DATA BLOCK:

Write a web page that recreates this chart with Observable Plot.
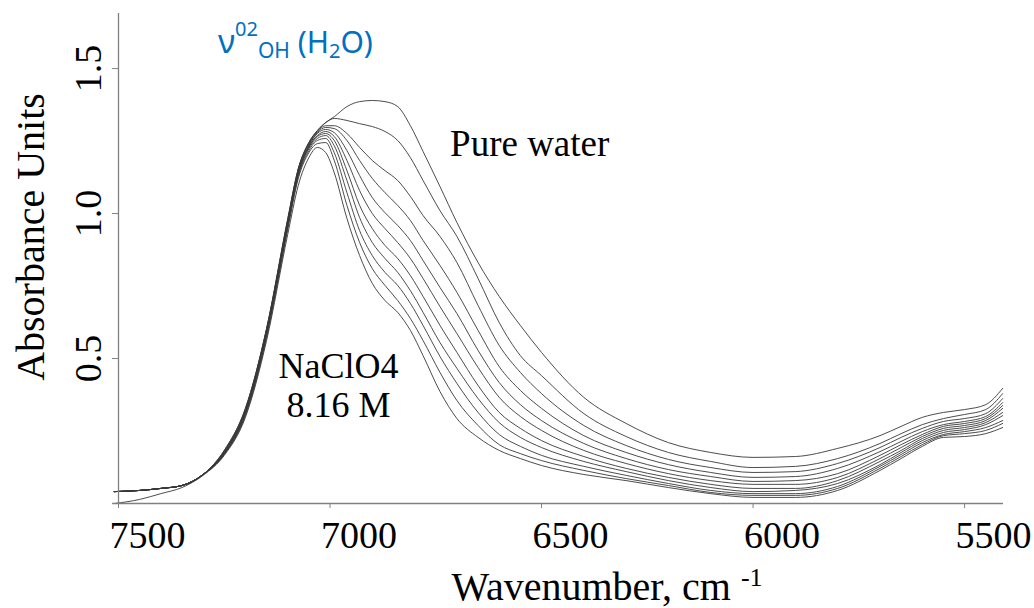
<!DOCTYPE html>
<html><head><meta charset="utf-8">
<script src="https://cdn.jsdelivr.net/npm/d3@7"></script>
<script src="https://cdn.jsdelivr.net/npm/@observablehq/plot@0.6"></script>
<style>body{margin:0;background:#fff;} #chart{width:1034px;height:608px;}</style>
</head><body><div id="chart"></div>
<script>
// Wavenumber grid (cm-1)
const wavenumbers = [7510,7450,7400,7350,7300,7250,7200,7150,7100,7075,7050,7030,7010,6990,6960,6930,6900,6870,6840,6810,6780,6740,6700,6650,6600,6550,6500,6400,6300,6200,6100,6000,5900,5800,5700,5650,5600,5550,5500,5450,5410];

// Absorbance spectra, from pure water to 8.16 M NaClO4
const pureWater = [0.041,0.045,0.052,0.062,0.100,0.183,0.328,0.603,0.983,1.155,1.245,1.286,1.314,1.334,1.369,1.386,1.390,1.386,1.369,1.303,1.214,1.093,0.969,0.831,0.714,0.614,0.521,0.366,0.276,0.210,0.176,0.159,0.162,0.190,0.234,0.266,0.297,0.314,0.324,0.341,0.397];
const sol1 = [0.041,0.045,0.052,0.062,0.100,0.183,0.328,0.603,0.979,1.155,1.245,1.286,1.314,1.328,1.321,1.310,1.300,1.283,1.252,1.193,1.114,1.010,0.921,0.776,0.624,0.510,0.441,0.310,0.231,0.176,0.145,0.124,0.128,0.155,0.207,0.241,0.272,0.293,0.307,0.324,0.379];
const sol2 = [0.041,0.045,0.052,0.062,0.100,0.179,0.324,0.600,0.976,1.152,1.241,1.283,1.303,1.303,1.276,1.228,1.183,1.148,1.114,1.059,0.993,0.921,0.831,0.683,0.545,0.452,0.379,0.269,0.200,0.152,0.124,0.107,0.110,0.138,0.193,0.228,0.259,0.283,0.293,0.310,0.362];
const sol3 = [0.041,0.045,0.052,0.062,0.100,0.179,0.321,0.597,0.972,1.148,1.238,1.279,1.297,1.293,1.252,1.183,1.121,1.072,1.028,0.976,0.907,0.821,0.728,0.597,0.472,0.390,0.328,0.234,0.176,0.134,0.107,0.090,0.093,0.121,0.179,0.214,0.248,0.272,0.283,0.300,0.348];
const sol4 = [0.041,0.045,0.052,0.062,0.100,0.176,0.317,0.593,0.969,1.145,1.234,1.276,1.290,1.279,1.217,1.131,1.055,1.003,0.959,0.907,0.838,0.745,0.655,0.528,0.417,0.341,0.286,0.207,0.155,0.117,0.093,0.076,0.079,0.103,0.166,0.203,0.238,0.266,0.276,0.293,0.338];
const sol5 = [0.041,0.045,0.052,0.062,0.100,0.176,0.317,0.590,0.966,1.141,1.231,1.269,1.283,1.266,1.183,1.079,1.000,0.948,0.900,0.845,0.776,0.679,0.586,0.469,0.366,0.300,0.252,0.183,0.138,0.103,0.079,0.066,0.066,0.090,0.155,0.193,0.231,0.259,0.269,0.286,0.328];
const sol6 = [0.041,0.045,0.052,0.062,0.100,0.172,0.314,0.586,0.962,1.138,1.228,1.266,1.276,1.252,1.148,1.028,0.948,0.890,0.845,0.786,0.714,0.614,0.521,0.407,0.314,0.259,0.217,0.162,0.121,0.090,0.066,0.052,0.052,0.079,0.145,0.183,0.224,0.252,0.262,0.279,0.314];
const sol7 = [0.041,0.045,0.052,0.062,0.100,0.172,0.310,0.583,0.959,1.134,1.224,1.259,1.269,1.234,1.114,0.986,0.900,0.845,0.797,0.734,0.659,0.555,0.466,0.362,0.279,0.228,0.193,0.145,0.110,0.079,0.055,0.041,0.045,0.069,0.134,0.176,0.217,0.245,0.255,0.272,0.303];
const sol8 = [0.041,0.045,0.052,0.062,0.100,0.169,0.307,0.579,0.952,1.128,1.217,1.252,1.259,1.210,1.072,0.941,0.855,0.797,0.752,0.690,0.614,0.507,0.414,0.314,0.238,0.197,0.166,0.128,0.097,0.069,0.045,0.034,0.034,0.059,0.128,0.169,0.210,0.238,0.248,0.262,0.286];
const sol9 = [0.041,0.045,0.052,0.062,0.100,0.169,0.303,0.572,0.945,1.121,1.210,1.241,1.245,1.183,1.028,0.900,0.810,0.752,0.700,0.638,0.562,0.452,0.355,0.269,0.203,0.172,0.148,0.114,0.086,0.062,0.038,0.028,0.028,0.052,0.121,0.162,0.203,0.234,0.241,0.252,0.276];
const naclo4_816M = [0.000,0.014,0.034,0.055,0.097,0.166,0.297,0.562,0.928,1.097,1.193,1.228,1.210,1.141,0.983,0.855,0.759,0.700,0.659,0.597,0.510,0.386,0.293,0.228,0.183,0.155,0.131,0.100,0.079,0.055,0.034,0.021,0.021,0.045,0.114,0.155,0.197,0.228,0.231,0.241,0.262];

const seriesNames = ["Pure water","sol1","sol2","sol3","sol4","sol5","sol6","sol7","sol8","sol9","NaClO4 8.16 M"];
const seriesValues = [pureWater,sol1,sol2,sol3,sol4,sol5,sol6,sol7,sol8,sol9,naclo4_816M];

const xTicks = [7500,7000,6500,6000,5500];
const yTicks = [0.5,1.0,1.5];

const rows = seriesNames.flatMap((name, k) =>
  wavenumbers.map((w, i) => ({series: name, w, a: seriesValues[k][i]})));

const serif = "Liberation Serif";
const axisColor = "#808080";

const chart = Plot.plot({
  width: 1034, height: 608,
  marginLeft: 118, marginRight: 31, marginTop: 13, marginBottom: 105,
  style: {fontFamily: serif},
  x: {domain: [7500, 5408]},
  y: {domain: [0, 1.69]},
  marks: [
    Plot.lineY(rows, {x: "w", y: "a", z: "series", stroke: "#383838", strokeWidth: 0.9, curve: "monotone-x"}),
    Plot.ruleY([0], {x1: 7514, x2: 5408, stroke: axisColor, strokeWidth: 1.3}),
    Plot.ruleX([7500], {y1: 0, y2: 1.69, stroke: axisColor, strokeWidth: 1.3}),
    Plot.axisX(xTicks, {tickSize: 5, tickFormat: () => "", label: null, stroke: axisColor}),
    Plot.axisY(yTicks, {tickSize: 6, tickFormat: () => "", label: null, stroke: axisColor}),
    Plot.text(xTicks.map(String), {x: d => +d, frameAnchor: "bottom", text: d => d, dy: 44, dx: -9,
      textAnchor: "start", lineAnchor: "bottom", fontSize: 38, fontFamily: serif, fill: "#000"}),
    Plot.text(yTicks.map(d => d.toFixed(1)), {y: d => +d, frameAnchor: "left", text: d => d, rotate: -90, dx: -18,
      textAnchor: "middle", lineAnchor: "bottom", fontSize: 38, fontFamily: serif, fill: "#000"}),
    Plot.text(["Pure water"], {x: 6528, y: 1.2, text: d => d, lineAnchor: "bottom", textAnchor: "middle",
      fontSize: 37, fontFamily: serif, fill: "#000"}),
    Plot.text(["NaClO4"], {x: 6980, y: 0.434, text: d => d, lineAnchor: "bottom", textAnchor: "middle",
      fontSize: 36, fontFamily: serif, fill: "#000"}),
    Plot.text(["8.16 M"], {x: 6980, y: 0.297, text: d => d, lineAnchor: "bottom", textAnchor: "middle",
      fontSize: 36, fontFamily: serif, fill: "#000"})
  ]
});

const svg = d3.select(chart);
// Y axis title
svg.append("text")
  .attr("transform", "translate(44,237) rotate(-90)")
  .attr("text-anchor", "middle")
  .style("font-family", serif).style("font-size", "40px").attr("fill", "#000")
  .text("Absorbance Units");
// X axis title with superscript
const xt = svg.append("text").attr("x", 607).attr("y", 600)
  .attr("text-anchor", "middle").style("font-family", serif).style("font-size", "40px").attr("fill", "#000");
xt.append("tspan").text("Wavenumber, cm ");
xt.append("tspan").attr("dy", -14).style("font-size", "26px").text("-1");
// Band title
const tt = svg.append("text").attr("x", 218).attr("y", 53).attr("text-anchor", "start")
  .style("font-family", "'Noto Sans', 'Open Sans', sans-serif").style("font-size", "30px").attr("fill", "#0070C0");
tt.append("tspan").style("font-size", "33px").text("ν");
tt.append("tspan").style("font-size", "20px").attr("dy", -17).text("02");
tt.append("tspan").style("font-size", "21px").attr("dy", 22).text("OH");
tt.append("tspan").attr("dy", -5).text(" (H");
tt.append("tspan").style("font-size", "20px").attr("dy", 5).text("2");
tt.append("tspan").attr("dy", -5).text("O)");

document.getElementById("chart").appendChild(chart);
</script>
</body></html>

DO THIS: Look through the material above and pick out each line holding the word "with".

TASK SOLUTION:
Write a web page that recreates this chart with Observable Plot.
// X axis title with superscript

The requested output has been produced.